DAK is primarily a modelers group dedicated to building scale AFVs with a flair for the unique and a desire to innovate.  Dave Jones has chosen a triple challenge shoehorning a working battle system into a really small, semi tracked package.  “we need more light (class) vehicles!”  He has scavenged parts from many sources!


Cutting a Hanomag down to size

  The vehicle used both tracks and wheels to steer. The steering system employed only the wheel for shallow turns,  but brakes would be applied to the tracks the farther the driver turned the steering wheel. The drive sprocket had rollers rather than teeth. The rear suspension consisted of four double road wheels mounted on swing arms that were sprung by torsion bars. A rear idler wheel controlled track tension. The front wheels had transversely mounted leaf springs and shock absorbers, the only ones on the vehicle, to dampen impacts.  The Sd.Kfz. 250 was unique among German half-track designs as it and its parent Sd.Kfz. 10 used a hull rather than a frame.

  The Germans used the vehicle for many roles. The basic variant mounted one or two MG34 machine guns. Later variants carried 20mm, 37mm, and even 75mm guns.  The 250/3 and 250/5 were command variants, both equipped with fewer seats and with long-range radio equipment. The most famous was the 250/3 “Greif” used by Field Marshal Erwin Rommel. Early versions had large 'bed-frame' antennas that were easy to spot at long range, making them more vulnerable to artillery fire. In later variants the Germans dispensed with this antenna and used a whip antenna instead.
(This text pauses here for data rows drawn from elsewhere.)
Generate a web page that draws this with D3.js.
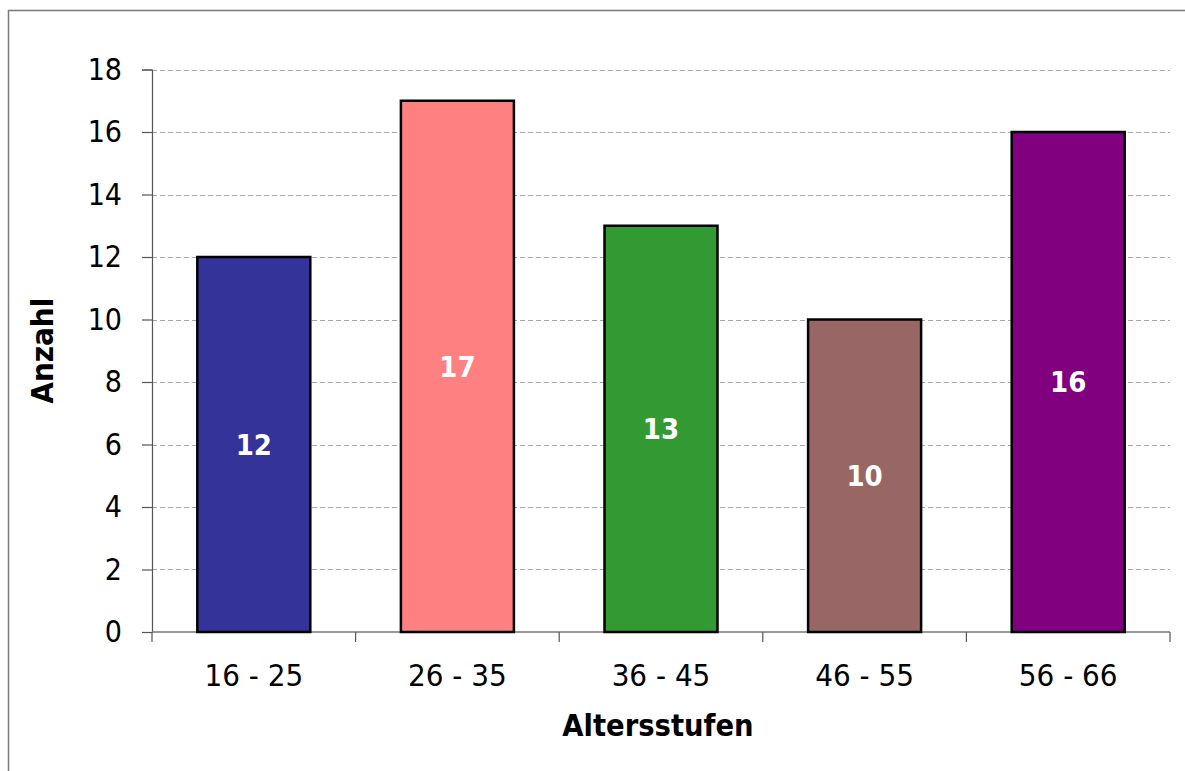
<!DOCTYPE html>
<html>
<head>
<meta charset="utf-8">
<script src="https://cdn.jsdelivr.net/npm/d3@7"></script>
<style>
  html, body { margin: 0; padding: 0; background: #fff; }
  svg { display: block; }
  text { font-family: "DejaVu Sans Condensed", "DejaVu Sans", sans-serif; font-stretch: condensed; }
</style>
</head>
<body>
<svg id="chart" width="1185" height="771"></svg>
<script>
// Age groups and head counts
const categories = ["16 - 25", "26 - 35", "36 - 45", "46 - 55", "56 - 66"];
const counts = [12, 17, 13, 10, 16];
const barColors = ["#333399", "#FF8080", "#339933", "#996666", "#800080"];
const yTicks = [0, 2, 4, 6, 8, 10, 12, 14, 16, 18];
const xTitle = "Altersstufen";
const yTitle = "Anzahl";

const svg = d3.select("#chart");
const W = 1185, H = 771;
const plot = { left: 152, right: 1170, top: 69.5, bottom: 632 };

// Outer frame
svg.append("rect")
  .attr("x", 8.5).attr("y", 10.5)
  .attr("width", W + 20).attr("height", H + 20)
  .attr("fill", "none").attr("stroke", "#7a7a7a").attr("stroke-width", 1.5);

const x = d3.scaleBand().domain(categories)
  .range([plot.left, plot.right]).paddingInner(0.445).paddingOuter(0.2225);
const y = d3.scaleLinear().domain([0, 18]).range([plot.bottom, plot.top]);

// Dashed horizontal gridlines
svg.append("g").selectAll("line")
  .data(yTicks.filter(d => d > 0))
  .join("line")
  .attr("x1", plot.left).attr("x2", plot.right)
  .attr("y1", d => Math.round(y(d)) + 0.5).attr("y2", d => Math.round(y(d)) + 0.5)
  .attr("stroke", "#a6a6a6").attr("stroke-width", 1)
  .attr("stroke-dasharray", "5,3");

// Y axis
const yAxis = svg.append("g")
  .attr("transform", `translate(${plot.left},0)`)
  .call(d3.axisLeft(y).tickValues(yTicks).tickSize(10).tickPadding(20));
yAxis.select(".domain").attr("stroke", "#555").attr("stroke-width", 1.2);
yAxis.selectAll(".tick line").attr("stroke", "#555").attr("stroke-width", 1.2);
yAxis.selectAll(".tick text")
  .attr("font-size", 30).attr("fill", "#000")
  .attr("font-family", "'DejaVu Sans Condensed', 'DejaVu Sans', sans-serif");

// X axis with ticks between categories
const xg = svg.append("g");
xg.append("line")
  .attr("x1", plot.left).attr("x2", plot.right)
  .attr("y1", plot.bottom).attr("y2", plot.bottom)
  .attr("stroke", "#777").attr("stroke-width", 1.5);
const step = x.step();
const bounds = d3.range(categories.length + 1).map(i => plot.left + i * step);
xg.selectAll("line.sep").data(bounds).join("line")
  .attr("class", "sep")
  .attr("x1", d => d).attr("x2", d => d)
  .attr("y1", plot.bottom).attr("y2", plot.bottom + 10)
  .attr("stroke", "#555").attr("stroke-width", 1.2);
xg.selectAll("text").data(categories).join("text")
  .attr("x", d => x(d) + x.bandwidth() / 2)
  .attr("y", 686)
  .attr("text-anchor", "middle")
  .attr("font-size", 31)
  .text(d => d);

// Bars
const data = categories.map((c, i) => ({ cat: c, value: counts[i], color: barColors[i] }));
svg.append("g").selectAll("rect")
  .data(data).join("rect")
  .attr("x", d => x(d.cat))
  .attr("y", d => y(d.value))
  .attr("width", x.bandwidth())
  .attr("height", d => y(0) - y(d.value))
  .attr("fill", d => d.color)
  .attr("stroke", "#000").attr("stroke-width", 2.5);

// Value labels centred in each bar
svg.append("g").selectAll("text")
  .data(data).join("text")
  .attr("x", d => x(d.cat) + x.bandwidth() / 2)
  .attr("y", d => (y(d.value) + y(0)) / 2)
  .attr("dy", "0.36em")
  .attr("text-anchor", "middle")
  .attr("font-size", 29).attr("font-weight", "bold")
  .attr("fill", "#fff")
  .text(d => d.value);

// Axis titles
svg.append("text")
  .attr("x", (plot.left + plot.right) / 2 - 3).attr("y", 736)
  .attr("text-anchor", "middle")
  .attr("font-size", 30.5).attr("font-weight", "bold")
  .text(xTitle);

svg.append("text")
  .attr("transform", `translate(53, ${(plot.top + plot.bottom) / 2}) rotate(-90)`)
  .attr("text-anchor", "middle")
  .attr("font-size", 31).attr("font-weight", "bold")
  .text(yTitle);
</script>
</body>
</html>
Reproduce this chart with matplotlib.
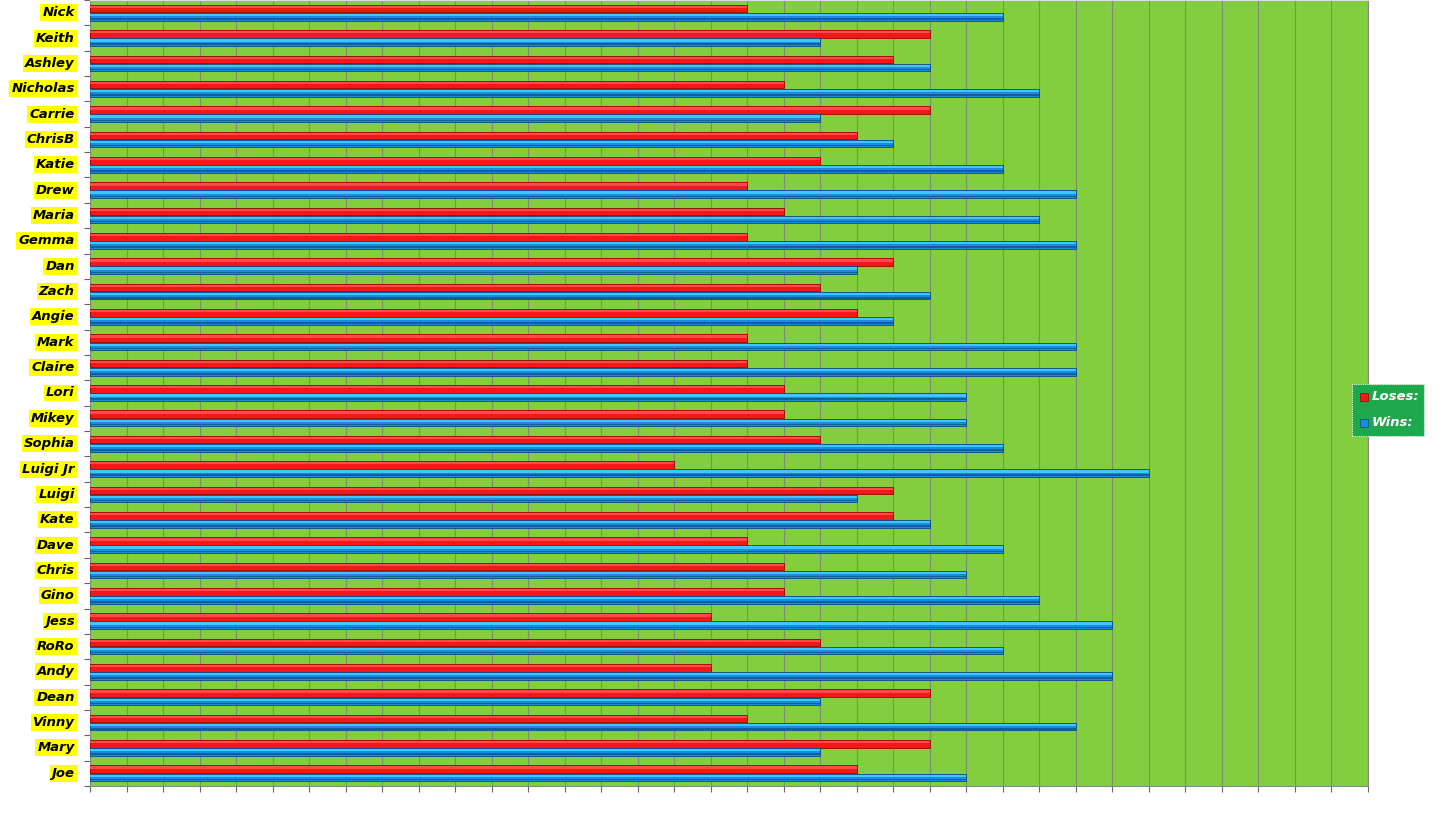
import matplotlib
matplotlib.use("Agg")
import matplotlib.pyplot as plt
import numpy as np
from matplotlib.patches import Rectangle

names = ["Nick", "Keith", "Ashley", "Nicholas", "Carrie", "ChrisB", "Katie", "Drew",
         "Maria", "Gemma", "Dan", "Zach", "Angie", "Mark", "Claire", "Lori", "Mikey",
         "Sophia", "Luigi Jr", "Luigi", "Kate", "Dave", "Chris", "Gino", "Jess", "RoRo",
         "Andy", "Dean", "Vinny", "Mary", "Joe"]
loses = [18, 23, 22, 19, 23, 21, 20, 18, 19, 18, 22, 20, 21, 18, 18, 19, 19, 20, 16,
         22, 22, 18, 19, 19, 17, 20, 17, 23, 18, 23, 21]
wins = [25, 20, 23, 26, 20, 22, 25, 27, 26, 27, 21, 23, 22, 27, 27, 24, 24, 25, 29,
        21, 23, 25, 24, 26, 28, 25, 28, 20, 27, 20, 24]
x_max = 35

W, H = 1443, 824
fig = plt.figure(figsize=(W / 100, H / 100), dpi=100)
fig.patch.set_facecolor("white")
ax = fig.add_axes([90 / W, (H - 786) / H, 1278 / W, 786 / H])
ax.set_facecolor("#82CE3E")

n = len(names)
y = np.arange(n)
h = 0.30
off = 0.16

# Loses (red) with shading
ax.barh(y - off, loses, height=h, color="#F01818", edgecolor="#A00000", linewidth=0.6, zorder=3)
ax.barh(y - off - h * 0.22, loses, height=h * 0.3, color="#FF4A4A", linewidth=0, zorder=4)
# Wins (blue) with shading
ax.barh(y + off, wins, height=h, color="#1C8ADF", edgecolor="#0A4A88", linewidth=0.6, zorder=3)
ax.barh(y + off - h * 0.22, wins, height=h * 0.3, color="#3CC8FF", linewidth=0, zorder=4)
ax.barh(y + off + h * 0.28, wins, height=h * 0.2, color="#10609E", linewidth=0, zorder=4)

ax.set_xlim(0, x_max)
ax.set_ylim(n - 0.5, -0.5)
ax.set_xticks(np.arange(0, x_max + 1, 1))
ax.set_xticklabels([])
ax.grid(axis="x", color="#7A9070", linewidth=0.8, zorder=1)
ax.set_axisbelow(True)
ax.set_yticks(np.arange(n + 1) - 0.5, minor=True)
ax.set_yticks(y)
ax.set_yticklabels([])
ax.tick_params(axis="y", which="major", length=0)
ax.tick_params(axis="y", which="minor", length=4, color="#666666", width=0.8)
ax.tick_params(axis="x", length=4, color="#666666", width=0.8)
for s in ["left", "bottom", "right", "top"]:
    ax.spines[s].set_color("#888888")
    ax.spines[s].set_linestyle((0, (1, 1)))
    ax.spines[s].set_linewidth(0.8)
ax.spines["top"].set_color("#DDDDDD")

for i, name in enumerate(names):
    ax.text(-0.42, i, name, ha="right", va="center", fontsize=9.5, fontweight="bold",
            fontstyle="oblique", family="DejaVu Sans", color="black",
            bbox=dict(boxstyle="square,pad=0.15", facecolor="#FFFF00", edgecolor="none"),
            clip_on=False)

# Legend
lx0, ly0, lw, lh = 1352 / W, (H - 436) / H, 72 / W, 52 / H
fig.patches.append(Rectangle((lx0, ly0), lw, lh, transform=fig.transFigure,
                             facecolor="#1EA84C", edgecolor="#F0F0F0", linewidth=0.8,
                             linestyle=(0, (1, 1)), zorder=5))
fig.patches.append(Rectangle((1360 / W, (H - 401) / H), 8 / W, 8 / H, transform=fig.transFigure,
                             facecolor="#F01818", edgecolor="#A00000", linewidth=0.5, zorder=6))
fig.patches.append(Rectangle((1360 / W, (H - 427) / H), 8 / W, 8 / H, transform=fig.transFigure,
                             facecolor="#1C8ADF", edgecolor="#0A4A88", linewidth=0.5, zorder=6))
fig.text(1372 / W, (H - 397) / H, "Loses:", color="white", fontsize=9.5, fontweight="bold",
         fontstyle="oblique", family="DejaVu Sans", va="center", ha="left", zorder=7)
fig.text(1372 / W, (H - 423) / H, "Wins:", color="white", fontsize=9.5, fontweight="bold",
         fontstyle="oblique", family="DejaVu Sans", va="center", ha="left", zorder=7)

fig.savefig("out.png", dpi=100, facecolor="white")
  The 250/9 variant depicted in this RC Project was a reconnaissance variant with a 20mm KwK 38 auto cannon and a coaxial MG34 or MG42 in a low, open topped turret that was identical to the Sd.Kfz.222 armored car and the sdkfz-234/1 armored car. The 250/9 weighed 6.02 tons and carried a crew of three. The vehicle carried about 100 rounds of 20mm ammunition for the KwK38 main gun. The German Army ordered 30 of these 250 variants in March 1942.  In the same year three prototypes were sent to Russia to see if the vehicle’s cross-country performance was better then that of the wheeled armored cars then in use.  After these trials, the Germans discontinued production of the Sd.Kfz.222 and replaced it with the Sd.Kfz.250/9.

  The Sd.Kfz. 250 was a light armored halftrack, similar in appearance to the larger Sd.Kfz.251, designed by Hanomag and built by DEMAG.  Versus U.S. halftracks, the 250 series was less mobile, with unpowered front wheels. Its tracks made it far more mobile than the armored cars it replaced, and it was a popular vehicle. Most were open-topped and had a single door in the rear. The Sd.Kfz.250 was adopted in 1939 to but production delays meant they did not appear until mid-1941, after the Polish and French campaigns.

  A Maybach 6-cylinder, water-cooled, 4.17-liter (254 cu in) HL 42 TRKM gasoline engine developing 100 HP powered the 250. The vehicle had a semi-automatic Maybach VG 102 128 H transmission with 7 forward and 3 reverse gears, with a top speed of 76 km/h (47 mph), but the driver was cautioned not to exceed 65 km/h (40 mph).